The contour currents are driven by thermohaline density gradients and forced by the Coriolis effect to travel along the continental slope within the geostrophic oceanic currents.
Project goals
The aim of this study is to use numerical simulations to reproduce the effect of this interaction on the solid transport, in order to improve its comprehension.

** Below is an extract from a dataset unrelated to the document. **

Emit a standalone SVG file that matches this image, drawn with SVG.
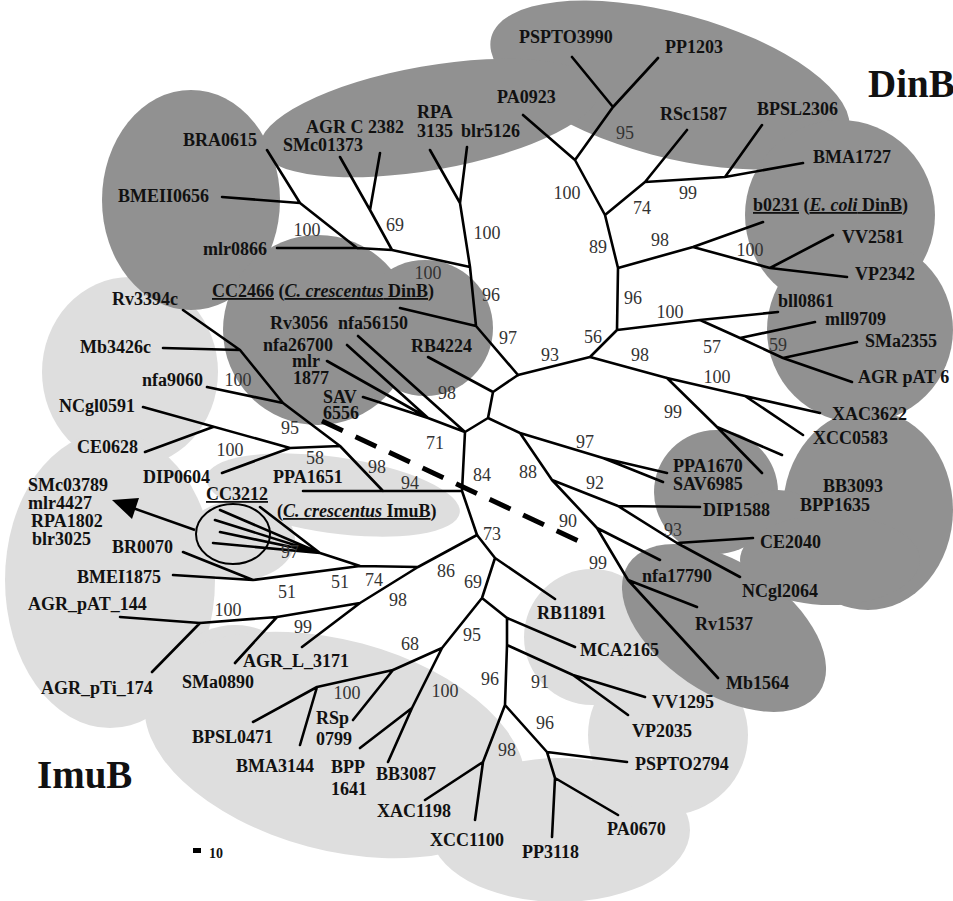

Indeed, the processes described above are controlling critical deep-sea aspects including seafloor habitats, slope instability, microplastic distribution, hydrocarbon reservoirs.
Computational approach
The numerical approach is based on the Large eddy Simulations, so on the filtered Navier Stokes Equation, to which was added a salinity/sediment transport equation. To extend affordable case studies to higher Reynolds numbers, averaged approaches can be used. The URANS method reduces computational costs by averaging the Navier-Stokes equations over time, but at the expense of accuracy. A better compromise is LES, which directly resolves larger turbulent structures while modeling smaller dissipative scales. However, near-wall regions remain challenging, as resolving them requires DNS-level mesh resolution, making high-Re simulations computationally expensive. To address this, WF-LES combines LES with Wall Functions, which model near-wall turbulence effects without requiring fine mesh resolution. This method assumes that the first computational cell near the wall contains multiple eddies, allowing an averaged approach similar to RANS. Using Wall Functions significantly reduces computational costs while maintaining reasonable accuracy. In some cases, mesh resolution requirements can be reduced by an order of magnitude, from 10^7 to 10^6 cells. So the first step is to validate this approach and then study cases with Reynolds number next to the real scale phenomenon.
Image
Density fields, a confrontation between a fully resolved LES simulation (top) and two WF-LES (center and bottom).
Antonio Ammendola
University of Trieste; OGS
Antonio Ammendola is an environmental and civil engineer specializing in computational fluid dynamics, microclimatic monitoring, and numerical modeling. He holds a Master’s degree in Environmental Engineering from the University of Trieste and a Bachelor’s in Civil Engineering from the University of Reggio Calabria. Currently, he is a PhD candidate at the University of Trieste, researching sediment transport in thermoaline bottom currents. Previously, he worked as a research fellow at Politecnico di Milano, focusing on environmental monitoring of cultural heritage and CFD modeling of convective flows. He has also gained experience in energy efficiency analysis and hydraulic device testing. Antonio has organized academic workshops and holds certifications in workplace safety and English (C1). His technical skills include OpenFOAM, ANSYS Fluent and statistical analysis. His research interests cover computational and environmental fluid dynamics, with several publications in these fields.